I'll preface this by saying our NGS Core facility handles most of our analysis. So perhaps in my limited understanding of the analysis workflow, I'm not correctly articulating what I'm looking to do. Our core has been helpful but also has limited ChIP-seq experience and they aren't sure what I want to do is possible.
We are have run several ChIP-seq experiments seeking to identify where the Aryl Hydrocarbon Receptor binds in the mouse genome is response to various agonists. The current analysis workflow has produced a list of the most common motifs identified, the genomic region associated with peaks (promoter, intergenic, intragenic), and the prevalence of each motif in the dataset.

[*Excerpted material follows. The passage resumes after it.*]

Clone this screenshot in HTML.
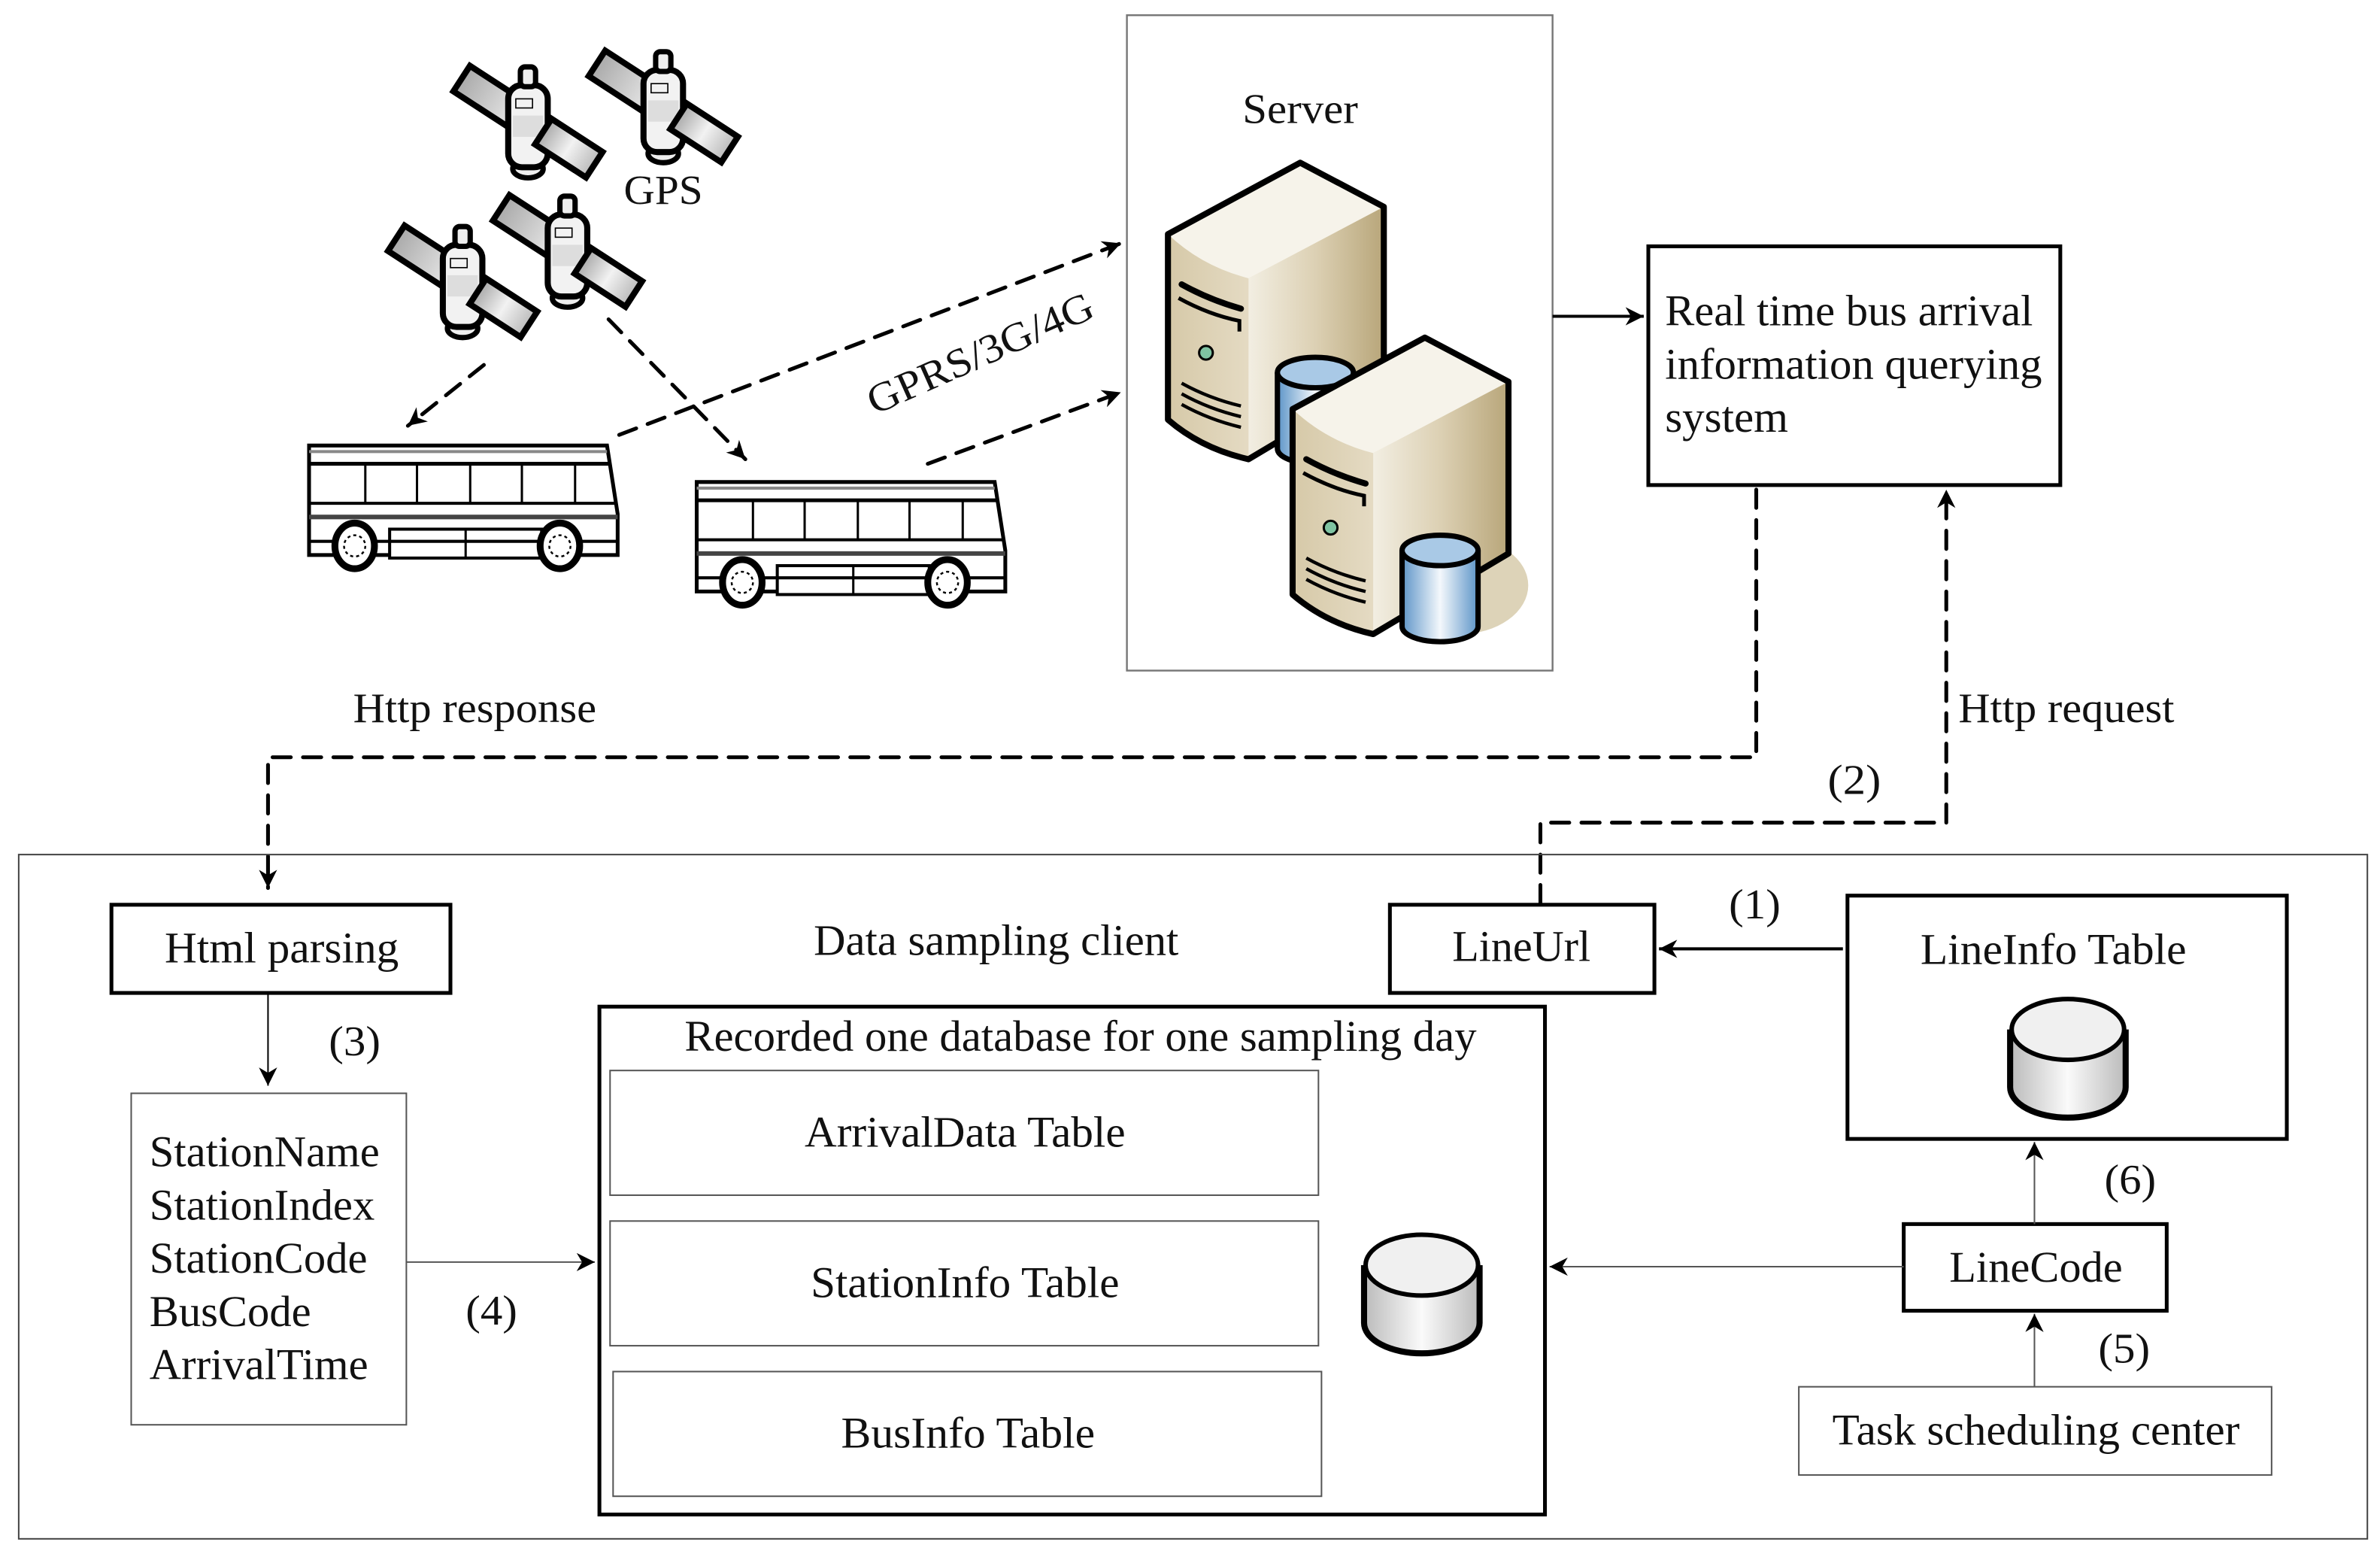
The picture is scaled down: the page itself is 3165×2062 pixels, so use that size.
<!DOCTYPE html>
<html><head><meta charset="utf-8"><style>html,body{margin:0;padding:0;background:#fff}svg{display:block}</style></head>
<body>
<svg width="3165" height="2062" viewBox="0 0 1565 1020" xmlns="http://www.w3.org/2000/svg" font-family="'Liberation Serif', serif" fill="#111">
<defs>
<marker id="ahb" viewBox="0 0 10 10" refX="10" refY="5" markerWidth="14" markerHeight="12" markerUnits="userSpaceOnUse" orient="auto"><path d="M0,0 L10,5 L0,10 L3,5 Z" fill="#000"/></marker>
<linearGradient id="beigeL" x1="0" x2="1"><stop offset="0" stop-color="#d6c9a8"/><stop offset="0.6" stop-color="#ede5d3"/><stop offset="1" stop-color="#e6dcc4"/></linearGradient>
<linearGradient id="beigeR" x1="0" x2="1"><stop offset="0" stop-color="#f2eee2"/><stop offset="0.5" stop-color="#dcd0b3"/><stop offset="1" stop-color="#b8a67a"/></linearGradient>
<linearGradient id="blue" x1="0" x2="1"><stop offset="0" stop-color="#5d95c8"/><stop offset="0.5" stop-color="#f4f8fc"/><stop offset="1" stop-color="#5d95c8"/></linearGradient>
<linearGradient id="gray" x1="0" x2="1"><stop offset="0" stop-color="#bbb"/><stop offset="0.5" stop-color="#fafafa"/><stop offset="1" stop-color="#bbb"/></linearGradient>
<linearGradient id="panel" x1="0" x2="1"><stop offset="0" stop-color="#aaa"/><stop offset="0.5" stop-color="#f2f2f2"/><stop offset="1" stop-color="#bbb"/></linearGradient>
<g id="sat">
  <g transform="rotate(33)">
    <rect x="-52" y="-10" width="104" height="20" fill="url(#panel)" stroke="#000" stroke-width="4"/>
  </g>
  <ellipse cx="0" cy="31" rx="10" ry="6" fill="#eee" stroke="#000" stroke-width="3.5"/>
  <rect x="-13" y="-24" width="26" height="54" rx="9" fill="#f2f2f2" stroke="#000" stroke-width="4"/>
  <rect x="-10" y="-4" width="20" height="14" fill="#ddd"/>
  <rect x="-8" y="-15" width="11" height="6" fill="none" stroke="#000" stroke-width="0.8"/>
  <rect x="-5" y="-36" width="10" height="13" rx="3" fill="#eee" stroke="#000" stroke-width="3.5"/>
  <g transform="rotate(33)"><rect x="12" y="-10" width="40" height="20" fill="url(#panel)" stroke="#000" stroke-width="4"/></g>
</g>
<g id="bus" fill="none" stroke="#000">
  <path d="M0,0 L196,0 L203,45 L203,72 L0,72 Z" fill="#fff" stroke-width="2.5"/>
  <line x1="0" y1="4" x2="196" y2="4" stroke="#888" stroke-width="2"/>
  <line x1="0" y1="12" x2="198" y2="12" stroke-width="2.5"/>
  <line x1="0" y1="38" x2="201" y2="38" stroke-width="2"/>
  <line x1="37" y1="12" x2="37" y2="38" stroke-width="1.5"/>
  <line x1="71" y1="12" x2="71" y2="38" stroke-width="1.5"/>
  <line x1="106" y1="12" x2="106" y2="38" stroke-width="1.5"/>
  <line x1="140" y1="12" x2="140" y2="38" stroke-width="1.5"/>
  <line x1="175" y1="12" x2="175" y2="38" stroke-width="1.5"/>
  <line x1="0" y1="47" x2="203" y2="47" stroke-width="3" stroke="#444"/>
  <rect x="53" y="55" width="100" height="19" fill="#fff" stroke-width="2"/>
  <line x1="103" y1="55" x2="103" y2="74" stroke-width="1.5"/>
  <line x1="0" y1="63" x2="203" y2="63" stroke-width="2"/>
  <ellipse cx="30" cy="66" rx="13" ry="15" fill="#fff" stroke-width="4.5"/>
  <circle cx="30" cy="66" r="7" stroke-width="1.2" stroke-dasharray="2,2"/>
  <ellipse cx="165" cy="66" rx="13" ry="15" fill="#fff" stroke-width="4.5"/>
  <circle cx="165" cy="66" r="7" stroke-width="1.2" stroke-dasharray="2,2"/>
</g>
<g id="server">
  <path d="M768,154 L855,107 L910,136 L910,249 L821,302 Q790,295 768,276 Z" fill="url(#beigeL)"/>
  <path d="M821,183 L910,136 L910,249 L821,302 Z" fill="url(#beigeR)"/>
  <path d="M768,154 L855,107 L910,136 L821,183 Q790,175 768,154 Z" fill="#f6f3ea"/>
  <path d="M768,154 L855,107 L910,136 L910,249 L821,302 Q790,295 768,276 Z" fill="none" stroke="#000" stroke-width="4" stroke-linejoin="round"/>
  <path d="M777,187 Q795,197 816,203" stroke="#000" stroke-width="4" fill="none" stroke-linecap="round"/>
  <path d="M775,196 Q795,207 815,211 L815,218" stroke="#000" stroke-width="2.5" fill="none"/>
  <circle cx="793" cy="232" r="4.5" fill="#7fc3a2" stroke="#000" stroke-width="1.5"/>
  <path d="M777,252 Q795,262 816,267 M777,259 Q795,269 816,274 M777,266 Q795,276 816,281" stroke="#000" stroke-width="2.2" fill="none"/>
</g>
<g id="cyl">
  <path d="M0,10 L0,60 A25,10 0 0 0 50,60 L50,10" fill="url(#blue)" stroke="#000" stroke-width="3.5"/>
  <ellipse cx="25" cy="10" rx="25" ry="10" fill="#a9c9e6" stroke="#000" stroke-width="3.5"/>
</g>
<g id="gcyl">
  <path d="M0,20 L0,58 A38,20 0 0 0 76,58 L76,20" fill="url(#gray)" stroke="#000" stroke-width="4"/>
  <ellipse cx="38" cy="20" rx="37" ry="20" fill="#f0f0f0" stroke="#000" stroke-width="3"/>
</g>
</defs>

<use href="#sat" x="347" y="80"/>
<use href="#sat" x="436" y="70"/>
<use href="#sat" x="304" y="185"/>
<use href="#sat" x="373" y="165"/>
<text x="410" y="134" font-size="27" textLength="52" lengthAdjust="spacingAndGlyphs">GPS</text>

<use href="#bus" x="203" y="293"/>
<use href="#bus" x="458" y="317"/>

<g stroke="#000" stroke-width="2.5" stroke-dasharray="12,8" stroke-linecap="round" fill="none">
  <path d="M318,240 L268,280" marker-end="url(#ahb)"/>
  <path d="M400,210 L490,302" marker-end="url(#ahb)"/>
  <path d="M407,286 L737,160" marker-end="url(#ahb)"/>
  <path d="M610,305 L737,258" marker-end="url(#ahb)"/>
</g>
<text transform="translate(575,273) rotate(-24)" font-size="27" textLength="160" lengthAdjust="spacingAndGlyphs">GPRS/3G/4G</text>

<rect x="741" y="10" width="280" height="431" fill="none" stroke="#777" stroke-width="1.2"/>
<text x="817" y="81" font-size="28" textLength="76" lengthAdjust="spacingAndGlyphs">Server</text>
<use href="#server"/>
<use href="#cyl" x="840" y="235"/>
<ellipse cx="960" cy="385" rx="45" ry="32" fill="#ddd3b8"/>
<use href="#server" transform="translate(82,115)"/>
<use href="#cyl" x="922" y="352"/>

<rect x="1084" y="162" width="271" height="157" fill="none" stroke="#000" stroke-width="2.5"/>
<text x="1095" y="214" font-size="29" textLength="242" lengthAdjust="spacingAndGlyphs">Real time bus arrival</text>
<text x="1095" y="249" font-size="29" textLength="248" lengthAdjust="spacingAndGlyphs">information querying</text>
<text x="1095" y="284" font-size="29" textLength="81" lengthAdjust="spacingAndGlyphs">system</text>
<path d="M1021,208 L1081,208" stroke="#000" stroke-width="2" marker-end="url(#ahb)"/>

<g stroke="#000" stroke-width="2.5" stroke-dasharray="12,8" stroke-linecap="round" fill="none">
  <path d="M1155,322 L1155,498 L176,498 L176,584" marker-end="url(#ahb)"/>
  <path d="M1013,594 L1013,541 L1280,541 L1280,322" marker-end="url(#ahb)"/>
</g>
<text x="232" y="475" font-size="28" textLength="160" lengthAdjust="spacingAndGlyphs">Http response</text>
<text x="1288" y="475" font-size="28" textLength="142" lengthAdjust="spacingAndGlyphs">Http request</text>
<text x="1202" y="522" font-size="28" textLength="35" lengthAdjust="spacingAndGlyphs">(2)</text>

<rect x="12" y="562" width="1545" height="450" fill="none" stroke="#444" stroke-width="1"/>
<rect x="73" y="595" width="223" height="58" fill="none" stroke="#000" stroke-width="2.5"/>
<text x="108" y="633" font-size="29" textLength="154" lengthAdjust="spacingAndGlyphs">Html parsing</text>
<text x="535" y="628" font-size="29" textLength="240" lengthAdjust="spacingAndGlyphs">Data sampling client</text>
<rect x="914" y="595" width="174" height="58" fill="none" stroke="#000" stroke-width="2.5"/>
<text x="955" y="632" font-size="29" textLength="91" lengthAdjust="spacingAndGlyphs">LineUrl</text>
<rect x="1215" y="589" width="289" height="160" fill="none" stroke="#000" stroke-width="2.5"/>
<text x="1263" y="634" font-size="29" textLength="175" lengthAdjust="spacingAndGlyphs">LineInfo Table</text>
<use href="#gcyl" x="1322" y="657"/>
<path d="M1212,624 L1091,624" stroke="#000" stroke-width="2" marker-end="url(#ahb)"/>
<text x="1137" y="604" font-size="28" textLength="34" lengthAdjust="spacingAndGlyphs">(1)</text>

<path d="M176,654 L176,714" stroke="#000" stroke-width="1" marker-end="url(#ahb)"/>
<text x="216" y="694" font-size="28" textLength="34" lengthAdjust="spacingAndGlyphs">(3)</text>

<rect x="86" y="719" width="181" height="218" fill="none" stroke="#555" stroke-width="1"/>
<text font-size="29">
<tspan x="98" y="767">StationName</tspan>
<tspan x="98" y="802">StationIndex</tspan>
<tspan x="98" y="837">StationCode</tspan>
<tspan x="98" y="872">BusCode</tspan>
<tspan x="98" y="907">ArrivalTime</tspan>
</text>
<path d="M267,830 L391,830" stroke="#555" stroke-width="1" marker-end="url(#ahb)"/>
<text x="306" y="871" font-size="28" textLength="34" lengthAdjust="spacingAndGlyphs">(4)</text>

<rect x="394" y="662" width="622" height="334" fill="none" stroke="#000" stroke-width="2.5"/>
<text x="450" y="691" font-size="29" textLength="521" lengthAdjust="spacingAndGlyphs">Recorded one database for one sampling day</text>
<rect x="401" y="704" width="466" height="82" fill="none" stroke="#555" stroke-width="1"/>
<rect x="401" y="803" width="466" height="82" fill="none" stroke="#555" stroke-width="1"/>
<rect x="403" y="902" width="466" height="82" fill="none" stroke="#555" stroke-width="1"/>
<text x="529" y="754" font-size="29" textLength="211" lengthAdjust="spacingAndGlyphs">ArrivalData Table</text>
<text x="533" y="853" font-size="29" textLength="203" lengthAdjust="spacingAndGlyphs">StationInfo Table</text>
<text x="553" y="952" font-size="29" textLength="167" lengthAdjust="spacingAndGlyphs">BusInfo Table</text>
<use href="#gcyl" x="897" y="812"/>

<rect x="1252" y="805" width="173" height="57" fill="none" stroke="#000" stroke-width="2.5"/>
<text x="1282" y="843" font-size="29" textLength="114" lengthAdjust="spacingAndGlyphs">LineCode</text>
<path d="M1252,833 L1019,833" stroke="#555" stroke-width="1" marker-end="url(#ahb)"/>
<path d="M1338,805 L1338,751" stroke="#555" stroke-width="1" marker-end="url(#ahb)"/>
<text x="1384" y="785" font-size="28" textLength="34" lengthAdjust="spacingAndGlyphs">(6)</text>
<rect x="1183" y="912" width="311" height="58" fill="none" stroke="#555" stroke-width="1"/>
<text x="1205" y="950" font-size="29" textLength="268" lengthAdjust="spacingAndGlyphs">Task scheduling center</text>
<path d="M1338,912 L1338,864" stroke="#555" stroke-width="1" marker-end="url(#ahb)"/>
<text x="1380" y="896" font-size="28" textLength="34" lengthAdjust="spacingAndGlyphs">(5)</text>
</svg>
</body></html>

This is useful, however, I'm interested in specifically which genes are located near these motifs. A specific motif to be precise. Our lab has previously reported a non-canonical binding site which consists of the tetranucleotide repeat GGGA. I want to know the location of peaks in the ChIP-seq dataset that correspond to this motif. Preferably the location of peaks corresponding to this motif within gene promoters (within 5kb of the TSS I suppose). The goal is to identify putative, non-canonical target genes. Is this possible?
Basically, we have a list of peaks, distribution of regions associated with peaks, and a list of specific motifs. How do I cross-reference them to find a specific motif that corresponds to specific peaks at specific regions (promoters)?